I come from a beautiful line of women...on both sides of my family. My grandmother, on my mom's side, was a strong-willed, admirable woman. Her mother was even stronger-willed...a lovely human being who prayed, loved and nurtured intensely. Both of them died the same year, months apart...the year I got married, the same year my father retired in. I can't even begin to tell you how much stronger my mother is.
In April of that year I travelled to the city I was moving to after getting married to find an apartment. I bought a plane ticket, packed a weekend bag and went to see my great-grandma before leaving. She was 93 years old. I spent a couple of hours with her attempting conversation, but mostly we just held hands, in silence. As I kissed her goodbye she asked Would you let me die? I smiled and said, Grandma, you go ahead and die as soon as you are ready. I did not know why I said what I said. I was 20 years old. Not old enough to know enough. This answer came spontaneously and from a deep and wise place I didn't recognize. When I returned three days later, she had died.
I miss her. I miss her terribly. I miss her smell, the way she loved me, the way she said my name. Losing her hurt until, but only until, I let her go. Grieving her took its time, yet letting her go has allowed me to enjoy her all over again.
When we lose someone, letting them go is difficult. We fear letting go. We are afraid we didn't say all we could say, that we didn't love them enough while we could, we fear being alone, we fear going on not knowing what comes next. Yet letting someone we love go, transcend, helps us heal and have a closer relationship with them. We live in a world of spirit. We are spirits housed in flesh. Once our bodies die, we go on. We relate in spirit.
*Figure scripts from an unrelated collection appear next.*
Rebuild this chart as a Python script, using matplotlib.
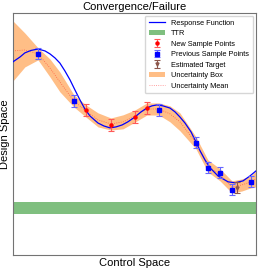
import matplotlib.pyplot as plt
import numpy as np

plt.rcParams['font.family'] = ['Liberation Sans', 'DejaVu Sans']

# response function
resp_x = [0.0, 0.29, 0.49, 0.74, 1.03, 1.32, 1.52, 1.73, 1.93, 2.14, 2.35, 2.55,
          2.76, 2.96, 3.17, 3.50, 3.74, 3.99, 4.24, 4.49, 4.73, 5.02, 5.27, 5.51,
          5.72, 5.93, 6.17, 6.46, 6.67, 6.87, 7.08, 7.33, 7.53, 7.70, 7.90, 8.11,
          8.44, 8.85, 9.14, 9.47, 9.75, 10.0]
resp_y = [7.98, 8.18, 8.35, 8.45, 8.51, 8.43, 8.31, 8.14, 7.93, 7.60, 7.23, 6.82,
          6.40, 6.03, 5.74, 5.45, 5.33, 5.25, 5.29, 5.37, 5.50, 5.70, 5.91, 6.07,
          6.16, 6.20, 6.16, 6.07, 5.91, 5.70, 5.45, 5.08, 4.67, 4.30, 3.93, 3.60,
          3.26, 3.02, 2.98, 3.06, 3.26, 3.47]

# uncertainty band: mean and half width
unc_x = [0.0, 0.49, 1.03, 1.52, 1.93, 2.51, 3.00, 3.50, 4.03, 4.53, 5.02, 5.51,
         6.01, 6.46, 6.87, 7.53, 8.02, 8.52, 9.01, 9.42, 9.79, 10.0]
unc_mean = [8.43, 8.47, 8.31, 7.73, 7.15, 6.36, 5.95, 5.58, 5.41, 5.50, 5.74, 6.03,
            6.03, 5.83, 5.50, 4.63, 3.68, 3.31, 2.81, 2.89, 3.02, 3.14]
unc_half = [1.24, 0.70, 0.25, 0.37, 0.41, 0.25, 0.25, 0.29, 0.25, 0.29, 0.25, 0.25,
            0.25, 0.33, 0.37, 0.25, 0.25, 0.25, 0.25, 0.25, 0.25, 0.33]

# sample points
prev_x = [1.03, 2.51, 6.01, 7.53, 8.02, 8.52, 9.01, 9.79]
prev_y = [8.31, 6.36, 5.99, 4.63, 3.60, 3.39, 2.69, 3.02]
new_x = [3.00, 4.03, 5.02, 5.51]
new_y = [5.99, 5.37, 5.70, 6.07]
est_x = [9.22]
est_y = [2.77]
err = 0.23

ttr_lo, ttr_hi = 1.69, 2.19

fig = plt.figure(figsize=(2.7, 2.7), dpi=100)
ax = fig.add_axes([0.048, 0.056, 0.9, 0.896])

h_resp, = ax.plot(resp_x, resp_y, color='blue', lw=0.9, label='Response Function', zorder=4)
h_ttr = ax.axhspan(ttr_lo, ttr_hi, color='green', alpha=0.5, lw=0, label='TTR')
h_new = ax.errorbar(new_x, new_y, yerr=err, fmt='o', color='red', ms=2.2, capsize=2,
                    elinewidth=0.8, capthick=0.8, ecolor=(1, 0.35, 0.35),
                    label='New Sample Points', zorder=5)
h_prev = ax.errorbar(prev_x, prev_y, yerr=err, fmt='s', color='blue', ms=2.2, capsize=2,
                     elinewidth=0.8, capthick=0.8, ecolor=(0.4, 0.4, 1),
                     label='Previous Sample Points', zorder=5)
h_est = ax.errorbar(est_x, est_y, yerr=err, fmt='v', color='tab:brown', ms=2.2, capsize=2,
                    elinewidth=0.8, capthick=0.8, label='Estimated Target', zorder=5)
lo = np.array(unc_mean) - np.array(unc_half)
hi = np.array(unc_mean) + np.array(unc_half)
h_box = ax.fill_between(unc_x, lo, hi, color='tab:orange', alpha=0.5, lw=0,
                        label='Uncertainty Box')
h_mean, = ax.plot(unc_x, unc_mean, ':', color='red', lw=0.6, alpha=0.5,
                  label='Uncertainty Mean')

ax.set_xlim(0, 10)
ax.set_ylim(0, 10)
ax.set_xticks([])
ax.set_yticks([])
for s in ax.spines.values():
    s.set_color('0.45')
    s.set_linewidth(0.8)

ax.set_title('Convergence/Failure', fontsize=8, pad=2)
ax.set_xlabel('Control Space', fontsize=8, labelpad=2)
ax.set_ylabel('Design Space', fontsize=8, labelpad=2)

handles = [h_resp, h_ttr, h_new, h_prev, h_est, h_box, h_mean]
ax.legend(handles, [h.get_label() for h in handles], loc='upper right', fontsize=5.3,
          handlelength=2.3, borderpad=0.5, labelspacing=0.45, handletextpad=0.8,
          borderaxespad=0.4)

fig.savefig('out.png', dpi=100, facecolor='white')
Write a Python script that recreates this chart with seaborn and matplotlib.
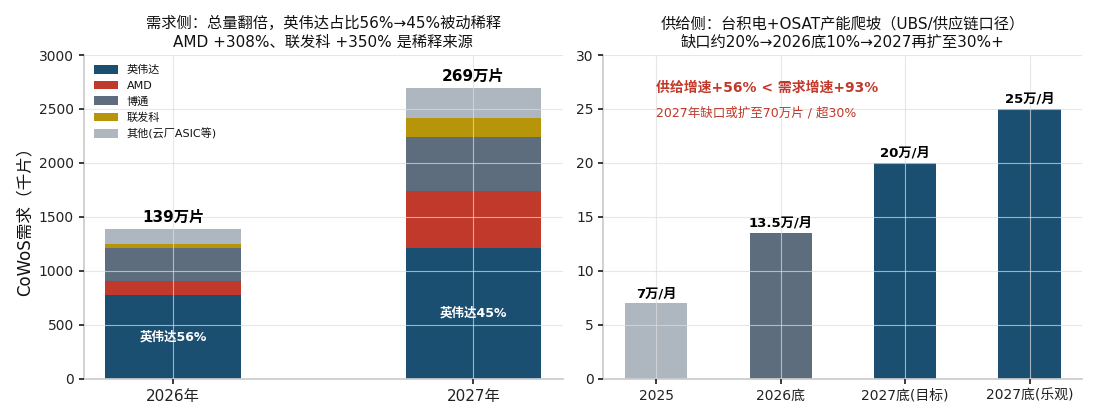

I remember my great-grandma–what she taught me, the stories she told, her character, her worrisome personality, her cooking, her tender touch. I dream of her. My memories of her are alive. I remember her joyfully and I honor her. This is how our relationship continues. I have let go of my need to have her here physically. I have let her go, but she is not gone. I feel her love. I have let her go, but not my love for her, for love never dies.